What is expected:
Using the listing below, copy every line that mentions "size".

Information supplied:
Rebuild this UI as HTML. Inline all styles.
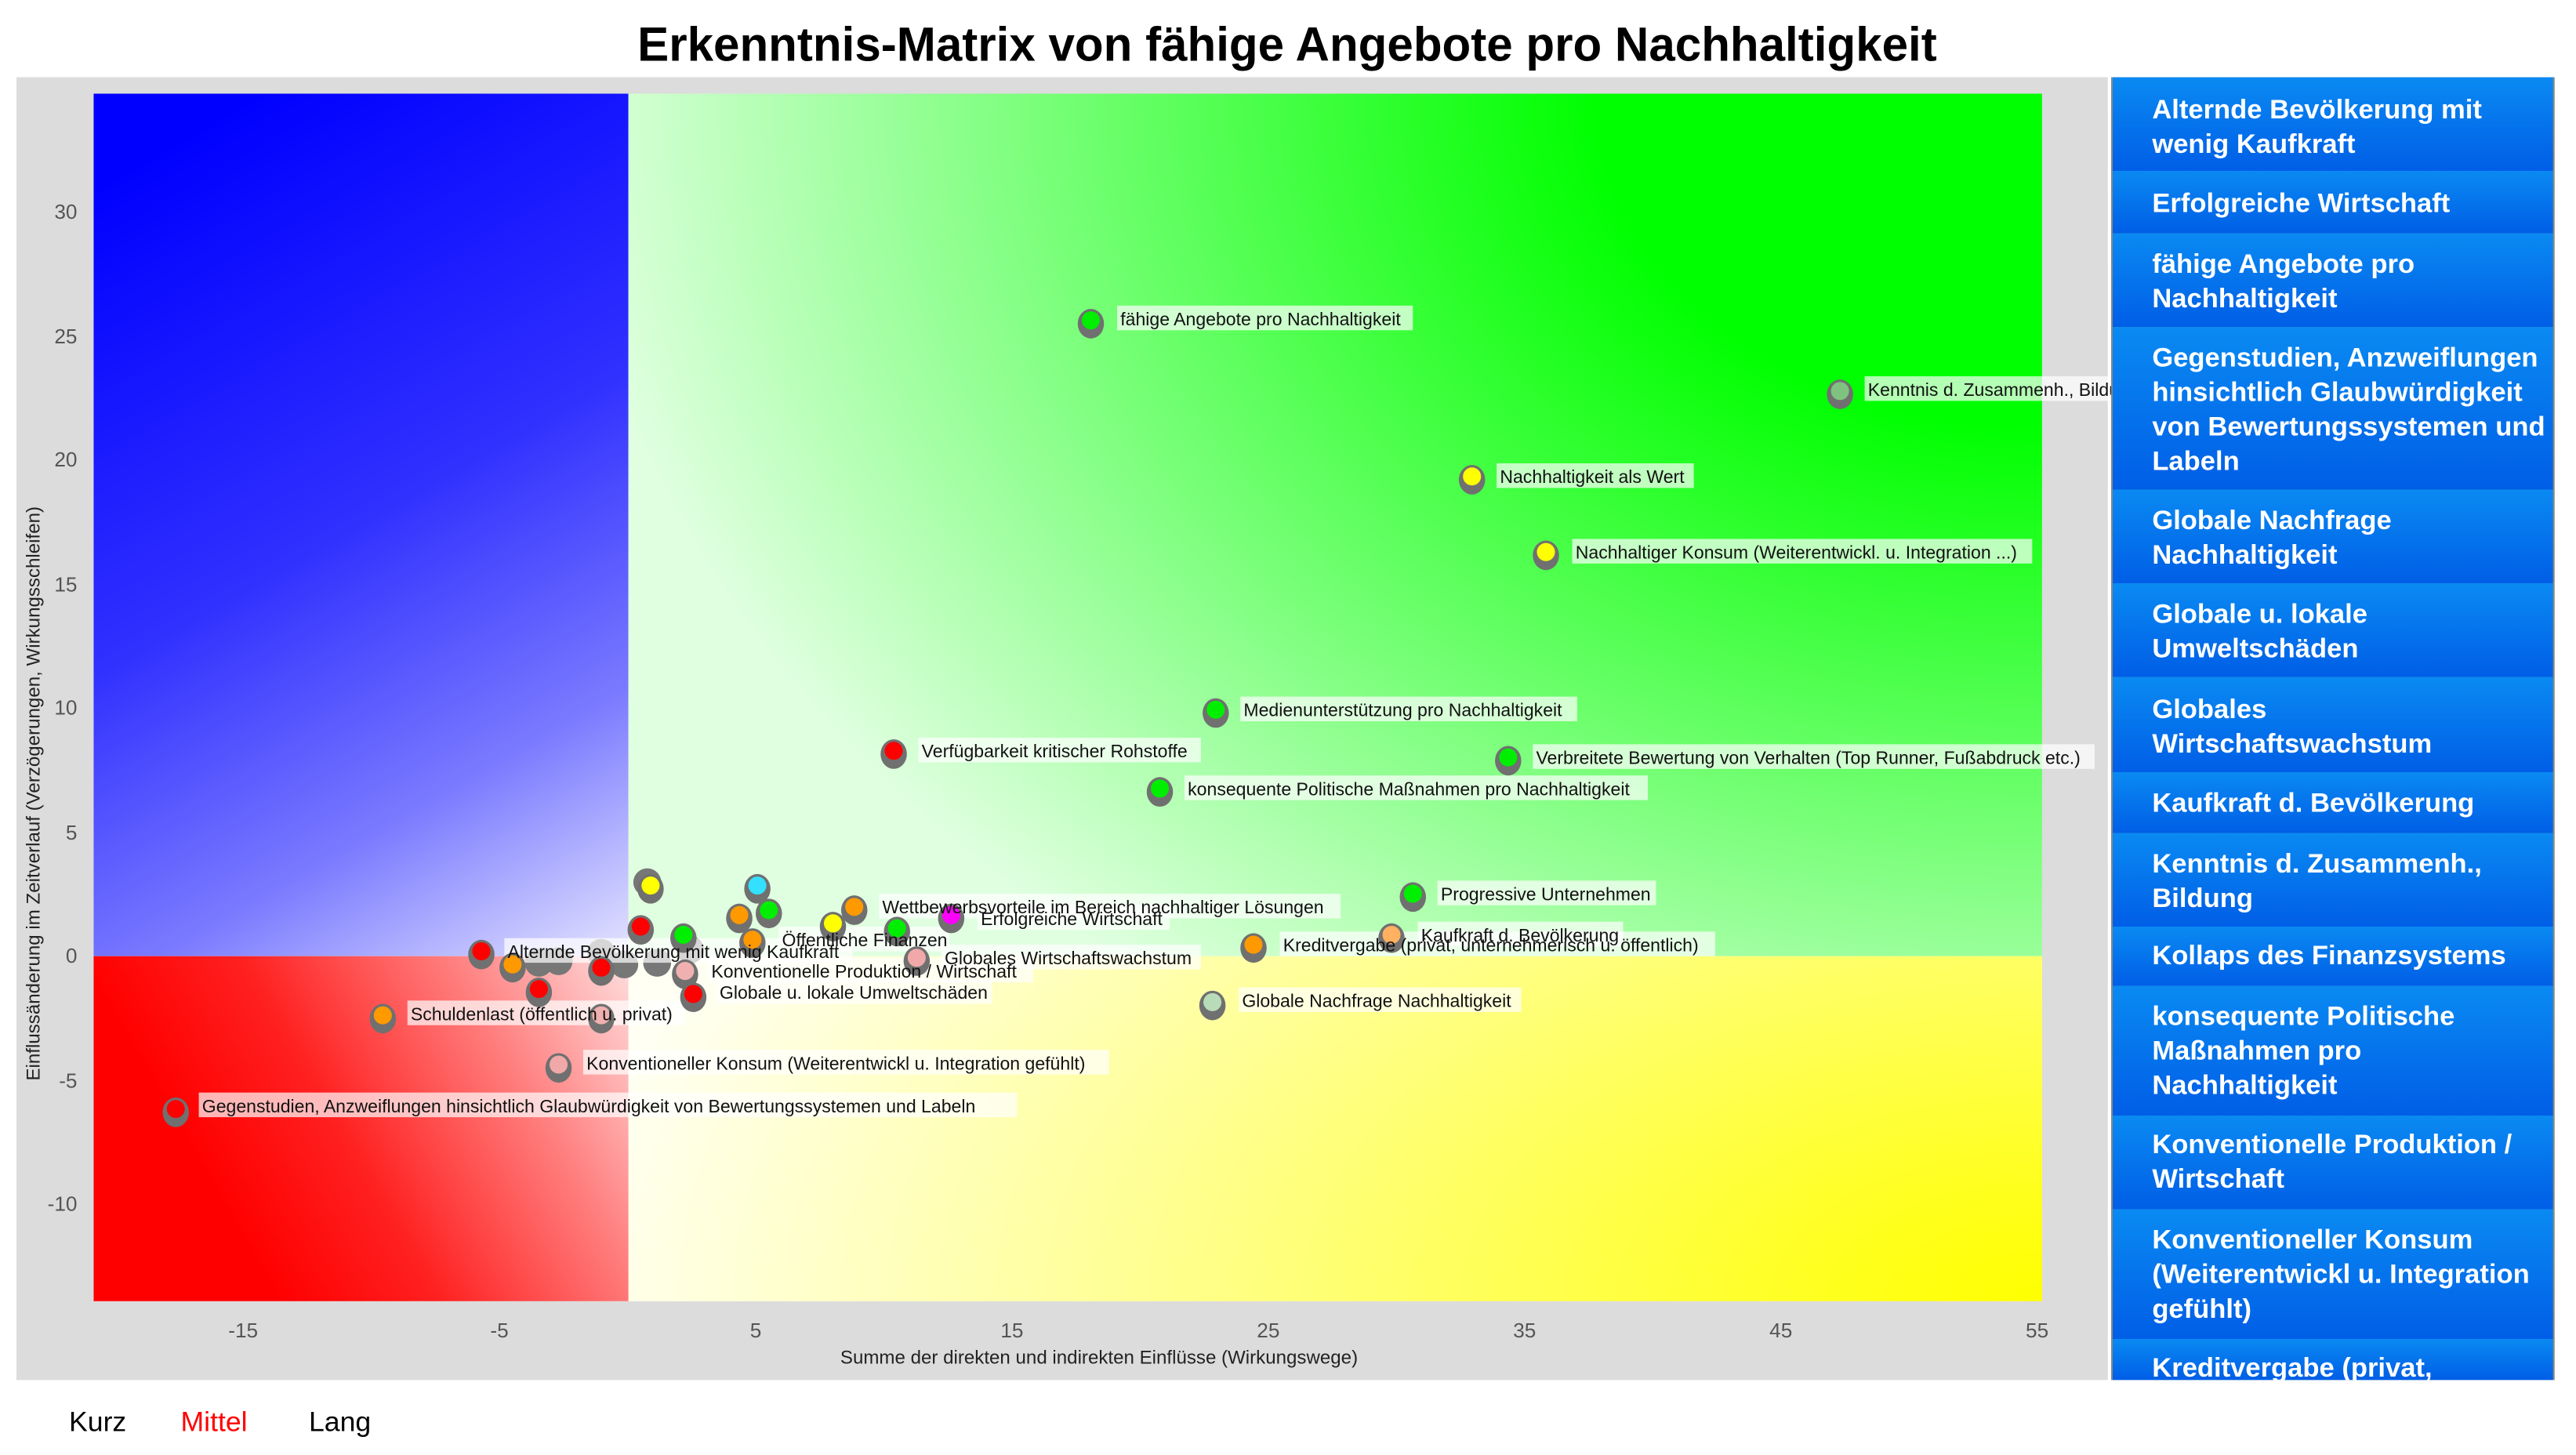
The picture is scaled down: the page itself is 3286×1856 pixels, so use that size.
<!DOCTYPE html>
<html><head><meta charset="utf-8"><style>html,body{margin:0;padding:0;background:#fff}svg{display:block}</style></head>
<body>
<svg width="3286" height="1856" viewBox="0 0 1568 885.6" xmlns="http://www.w3.org/2000/svg" font-family="Liberation Sans, sans-serif">
<defs>
<linearGradient id="gB" gradientUnits="userSpaceOnUse" x1="100" y1="90" x2="382" y2="582">
<stop offset="0" stop-color="#0000ff"/><stop offset="0.45" stop-color="#3030ff"/><stop offset="0.75" stop-color="#7a7aff"/><stop offset="1" stop-color="#e4e4ff"/></linearGradient>
<radialGradient id="gG" gradientUnits="userSpaceOnUse" cx="1243" cy="57" r="900" gradientTransform="translate(1243 57) scale(1 0.75) translate(-1243 -57)">
<stop offset="0" stop-color="#00ff00"/><stop offset="0.3" stop-color="#00ff00"/><stop offset="0.65" stop-color="#70ff70"/><stop offset="1" stop-color="#e0ffe0"/></radialGradient>
<radialGradient id="gY" gradientUnits="userSpaceOnUse" cx="1243" cy="792" r="900" gradientTransform="translate(1243 792) scale(1 0.55) translate(-1243 -792)">
<stop offset="0" stop-color="#ffff00"/><stop offset="0.15" stop-color="#ffff20"/><stop offset="0.6" stop-color="#ffff90"/><stop offset="1" stop-color="#fffff4"/></radialGradient>
<linearGradient id="gR" gradientUnits="userSpaceOnUse" x1="140" y1="740" x2="382" y2="600">
<stop offset="0" stop-color="#ff0000"/><stop offset="0.3" stop-color="#ff2020"/><stop offset="0.7" stop-color="#ff8080"/><stop offset="1" stop-color="#ffd4d4"/></linearGradient>
<linearGradient id="sb" x1="0" y1="0" x2="0" y2="1"><stop offset="0" stop-color="#0a8af2"/><stop offset="1" stop-color="#005ee6"/></linearGradient>
</defs>
<text x="783.5" y="37" text-anchor="middle" font-size="29" font-weight="bold" textLength="791" lengthAdjust="spacingAndGlyphs">Erkenntnis-Matrix von fähige Angebote pro Nachhaltigkeit</text>
<rect x="10" y="47" width="1273" height="793" fill="#dcdcdc"/>
<rect x="57" y="57" width="1186" height="735" fill="#fff"/>
<rect x="57" y="57" width="325.5" height="525" fill="url(#gB)"/>
<rect x="382.5" y="57" width="860.5" height="525" fill="url(#gG)"/>
<rect x="382.5" y="582" width="860.5" height="210" fill="url(#gY)"/>
<rect x="57" y="582" width="325.5" height="210" fill="url(#gR)"/>
<g font-size="12.5" fill="#555" text-anchor="end">
<text x="47" y="133">30</text><text x="47" y="209">25</text><text x="47" y="284">20</text><text x="47" y="360">15</text><text x="47" y="435">10</text><text x="47" y="511">5</text><text x="47" y="586">0</text><text x="47" y="662">-5</text><text x="47" y="737">-10</text>
</g>
<g font-size="12.5" fill="#555" text-anchor="middle">
<text x="148" y="814">-15</text><text x="304" y="814">-5</text><text x="460" y="814">5</text><text x="616" y="814">15</text><text x="772" y="814">25</text><text x="928" y="814">35</text><text x="1084" y="814">45</text><text x="1240" y="814">55</text>
</g>
<text x="669" y="830" font-size="11.5" text-anchor="middle" fill="#222">Summe der direkten und indirekten Einflüsse (Wirkungswege)</text>
<text transform="translate(24 483) rotate(-90)" font-size="11.5" text-anchor="middle" fill="#222">Einflussänderung im Zeitverlauf (Verzögerungen, Wirkungsschleifen)</text>
<g fill="#777"><circle cx="394" cy="537" r="8.5"/><circle cx="366" cy="580" r="8.5"/><circle cx="328" cy="586" r="8.5"/><circle cx="380" cy="587" r="8.5"/><circle cx="340" cy="585" r="8.5"/><circle cx="400" cy="586" r="8.5"/><circle cx="420" cy="578" r="8.5"/></g>
<g fill="#fff" fill-opacity="0.7">
<rect x="680" y="186" width="180" height="15"/>
<rect x="1135" y="229" width="150" height="15"/>
<rect x="911" y="282" width="120" height="15"/>
<rect x="957" y="328" width="280" height="15"/>
<rect x="755" y="424" width="205" height="15"/>
<rect x="559" y="449" width="172" height="15"/>
<rect x="933" y="453" width="342" height="15"/>
<rect x="721" y="472" width="282" height="15"/>
<rect x="875" y="536" width="133" height="15"/>
<rect x="535" y="544" width="281" height="15"/>
<rect x="595" y="551" width="117" height="15"/>
<rect x="779" y="567" width="265" height="15"/>
<rect x="863" y="561" width="125" height="15"/>
<rect x="754" y="601" width="172" height="15"/>
<rect x="573" y="575" width="158" height="15"/>
<rect x="474" y="564" width="104" height="15"/>
<rect x="431" y="583" width="198" height="15"/>
<rect x="436" y="596" width="168" height="15"/>
<rect x="307" y="571" width="212" height="15"/>
<rect x="248" y="609" width="169" height="15"/>
<rect x="355" y="639" width="320" height="15"/>
<rect x="121" y="665" width="498" height="15"/>
</g>
<g>
<g fill="#707070">
<ellipse cx="664" cy="197" rx="8" ry="9"/><ellipse cx="1120" cy="240" rx="8" ry="9"/><ellipse cx="896" cy="292" rx="8" ry="9"/><ellipse cx="941" cy="338" rx="8" ry="9"/><ellipse cx="740" cy="434" rx="8" ry="9"/><ellipse cx="544" cy="459" rx="8" ry="9"/><ellipse cx="918" cy="463" rx="8" ry="9"/><ellipse cx="706" cy="482" rx="8" ry="9"/><ellipse cx="860" cy="546" rx="8" ry="9"/><ellipse cx="520" cy="554" rx="8" ry="9"/><ellipse cx="579" cy="559" rx="8" ry="9"/><ellipse cx="763" cy="577" rx="8" ry="9"/><ellipse cx="847" cy="571" rx="8" ry="9"/><ellipse cx="738" cy="612" rx="8" ry="9"/><ellipse cx="558" cy="585" rx="8" ry="9"/><ellipse cx="458" cy="574" rx="8" ry="9"/><ellipse cx="417" cy="593" rx="8" ry="9"/><ellipse cx="422" cy="607" rx="8" ry="9"/><ellipse cx="293" cy="581" rx="8" ry="9"/><ellipse cx="233" cy="620" rx="8" ry="9"/><ellipse cx="340" cy="650" rx="8" ry="9"/><ellipse cx="107" cy="677" rx="8" ry="9"/>
<ellipse cx="396" cy="541" rx="8" ry="9"/><ellipse cx="461" cy="541" rx="8" ry="9"/><ellipse cx="450" cy="559" rx="8" ry="9"/><ellipse cx="468" cy="556" rx="8" ry="9"/><ellipse cx="507" cy="564" rx="8" ry="9"/><ellipse cx="546" cy="567" rx="8" ry="9"/><ellipse cx="390" cy="566" rx="8" ry="9"/><ellipse cx="416" cy="571" rx="8" ry="9"/><ellipse cx="328" cy="604" rx="8" ry="9"/><ellipse cx="312" cy="589" rx="8" ry="9"/><ellipse cx="366" cy="620" rx="8" ry="9"/><ellipse cx="366" cy="591" rx="8" ry="9"/>
</g>
<g>
<circle cx="664" cy="195" r="5.5" fill="#00ee00"/><circle cx="1120" cy="238" r="5.5" fill="#7fc27f"/><circle cx="896" cy="290" r="5.5" fill="#ffff00"/><circle cx="941" cy="336" r="5.5" fill="#ffff00"/><circle cx="740" cy="432" r="5.5" fill="#00ee00"/><circle cx="544" cy="457" r="5.5" fill="#ff0000"/><circle cx="918" cy="461" r="5.5" fill="#00ee00"/><circle cx="706" cy="480" r="5.5" fill="#00ee00"/><circle cx="860" cy="544" r="5.5" fill="#00ee00"/><circle cx="520" cy="552" r="5.5" fill="#ff9900"/><circle cx="579" cy="557" r="5.5" fill="#ff00ff"/><circle cx="763" cy="575" r="5.5" fill="#ff9900"/><circle cx="847" cy="569" r="5.5" fill="#ffb060"/><circle cx="738" cy="610" r="5.5" fill="#b8dcb8"/><circle cx="558" cy="583" r="5.5" fill="#f0a8a8"/><circle cx="458" cy="572" r="5.5" fill="#ff9900"/><circle cx="417" cy="591" r="5.5" fill="#f0b0b0"/><circle cx="422" cy="605" r="5.5" fill="#ff0000"/><circle cx="293" cy="579" r="5.5" fill="#ff0000"/><circle cx="233" cy="618" r="5.5" fill="#ff9900"/><circle cx="340" cy="648" r="5.5" fill="#f0a8a8"/><circle cx="107" cy="675" r="5.5" fill="#ff0000"/>
<circle cx="396" cy="539" r="5.5" fill="#ffff00"/><circle cx="461" cy="539" r="5.5" fill="#33e0ff"/><circle cx="450" cy="557" r="5.5" fill="#ff9900"/><circle cx="468" cy="554" r="5.5" fill="#00ee00"/><circle cx="507" cy="562" r="5.5" fill="#ffff00"/><circle cx="546" cy="565" r="5.5" fill="#00ee00"/><circle cx="390" cy="564" r="5.5" fill="#ff0000"/><circle cx="416" cy="569" r="5.5" fill="#00ee00"/><circle cx="328" cy="602" r="5.5" fill="#ff0000"/><circle cx="312" cy="587" r="5.5" fill="#ff9900"/><circle cx="366" cy="618" r="5.5" fill="#f0b0b0"/><circle cx="366" cy="589" r="5.5" fill="#ff0000"/>
</g>
</g>
<g font-size="11" fill="#111">
<text x="682" y="198">fähige Angebote pro Nachhaltigkeit</text>
<text x="1137" y="241">Kenntnis d. Zusammenh., Bildung</text>
<text x="913" y="294">Nachhaltigkeit als Wert</text>
<text x="959" y="340">Nachhaltiger Konsum (Weiterentwickl. u. Integration ...)</text>
<text x="757" y="436">Medienunterstützung pro Nachhaltigkeit</text>
<text x="561" y="461">Verfügbarkeit kritischer Rohstoffe</text>
<text x="935" y="465">Verbreitete Bewertung von Verhalten (Top Runner, Fußabdruck etc.)</text>
<text x="723" y="484">konsequente Politische Maßnahmen pro Nachhaltigkeit</text>
<text x="877" y="548">Progressive Unternehmen</text>
<text x="537" y="556">Wettbewerbsvorteile im Bereich nachhaltiger Lösungen</text>
<text x="597" y="563">Erfolgreiche Wirtschaft</text>
<text x="781" y="579">Kreditvergabe (privat, unternehmerisch u. öffentlich)</text>
<text x="865" y="573">Kaufkraft d. Bevölkerung</text>
<text x="756" y="613">Globale Nachfrage Nachhaltigkeit</text>
<text x="575" y="587">Globales Wirtschaftswachstum</text>
<text x="476" y="576">Öffentliche Finanzen</text>
<text x="433" y="595">Konventionelle Produktion / Wirtschaft</text>
<text x="438" y="608">Globale u. lokale Umweltschäden</text>
<text x="309" y="583">Alternde Bevölkerung mit wenig Kaufkraft</text>
<text x="250" y="621">Schuldenlast (öffentlich u. privat)</text>
<text x="357" y="651">Konventioneller Konsum (Weiterentwickl u. Integration gefühlt)</text>
<text x="123" y="677">Gegenstudien, Anzweiflungen hinsichtlich Glaubwürdigkeit von Bewertungssystemen und Labeln</text>
</g>
<rect x="1285" y="47" width="270" height="793" fill="#888"/>
<g fill="url(#sb)">
<rect x="1286" y="47" width="268" height="57"/><rect x="1286" y="104" width="268" height="38"/><rect x="1286" y="142" width="268" height="57"/><rect x="1286" y="199" width="268" height="99"/><rect x="1286" y="298" width="268" height="57"/><rect x="1286" y="355" width="268" height="57"/><rect x="1286" y="412" width="268" height="58"/><rect x="1286" y="470" width="268" height="37"/><rect x="1286" y="507" width="268" height="57"/><rect x="1286" y="564" width="268" height="36"/><rect x="1286" y="600" width="268" height="79"/><rect x="1286" y="679" width="268" height="57"/><rect x="1286" y="736" width="268" height="79"/><rect x="1286" y="815" width="268" height="25"/>
</g>
<g font-size="16.5" fill="#fff" font-weight="bold">
<text x="1310" y="72">Alternde Bevölkerung mit</text><text x="1310" y="93">wenig Kaufkraft</text>
<text x="1310" y="129">Erfolgreiche Wirtschaft</text>
<text x="1310" y="166">fähige Angebote pro</text><text x="1310" y="187">Nachhaltigkeit</text>
<text x="1310" y="223">Gegenstudien, Anzweiflungen</text><text x="1310" y="244">hinsichtlich Glaubwürdigkeit</text><text x="1310" y="265">von Bewertungssystemen und</text><text x="1310" y="286">Labeln</text>
<text x="1310" y="322">Globale Nachfrage</text><text x="1310" y="343">Nachhaltigkeit</text>
<text x="1310" y="379">Globale u. lokale</text><text x="1310" y="400">Umweltschäden</text>
<text x="1310" y="437">Globales</text><text x="1310" y="458">Wirtschaftswachstum</text>
<text x="1310" y="494">Kaufkraft d. Bevölkerung</text>
<text x="1310" y="531">Kenntnis d. Zusammenh.,</text><text x="1310" y="552">Bildung</text>
<text x="1310" y="587">Kollaps des Finanzsystems</text>
<text x="1310" y="624">konsequente Politische</text><text x="1310" y="645">Maßnahmen pro</text><text x="1310" y="666">Nachhaltigkeit</text>
<text x="1310" y="702">Konventionelle Produktion /</text><text x="1310" y="723">Wirtschaft</text>
<text x="1310" y="760">Konventioneller Konsum</text><text x="1310" y="781">(Weiterentwickl u. Integration</text><text x="1310" y="802">gefühlt)</text>
</g>
<rect x="1286" y="840" width="270" height="46" fill="#fff"/>
<svg x="1286" y="815" width="268" height="25" overflow="hidden"><text x="24" y="23" font-size="16.5" fill="#fff" font-weight="bold">Kreditvergabe (privat,</text></svg>
<g font-size="17">
<text x="42" y="871">Kurz</text><text x="110" y="871" fill="#ff0000">Mittel</text><text x="188" y="871">Lang</text>
</g>
</svg>
</body></html>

Response to the task:
The picture is scaled down: the page itself is 3286×1856 pixels, so use that size.
<text x="783.5" y="37" text-anchor="middle" font-size="29" font-weight="bold" textLength="791" lengthAdjust="spacingAndGlyphs">Erkenntnis-Matrix von fähige Angebote pro Nachhaltigkeit</text>
<g font-size="12.5" fill="#555" text-anchor="end">
<g font-size="12.5" fill="#555" text-anchor="middle">
<text x="669" y="830" font-size="11.5" text-anchor="middle" fill="#222">Summe der direkten und indirekten Einflüsse (Wirkungswege)</text>
<text transform="translate(24 483) rotate(-90)" font-size="11.5" text-anchor="middle" fill="#222">Einflussänderung im Zeitverlauf (Verzögerungen, Wirkungsschleifen)</text>
<g font-size="11" fill="#111">
<g font-size="16.5" fill="#fff" font-weight="bold">
<svg x="1286" y="815" width="268" height="25" overflow="hidden"><text x="24" y="23" font-size="16.5" fill="#fff" font-weight="bold">Kreditvergabe (privat,</text></svg>
<g font-size="17">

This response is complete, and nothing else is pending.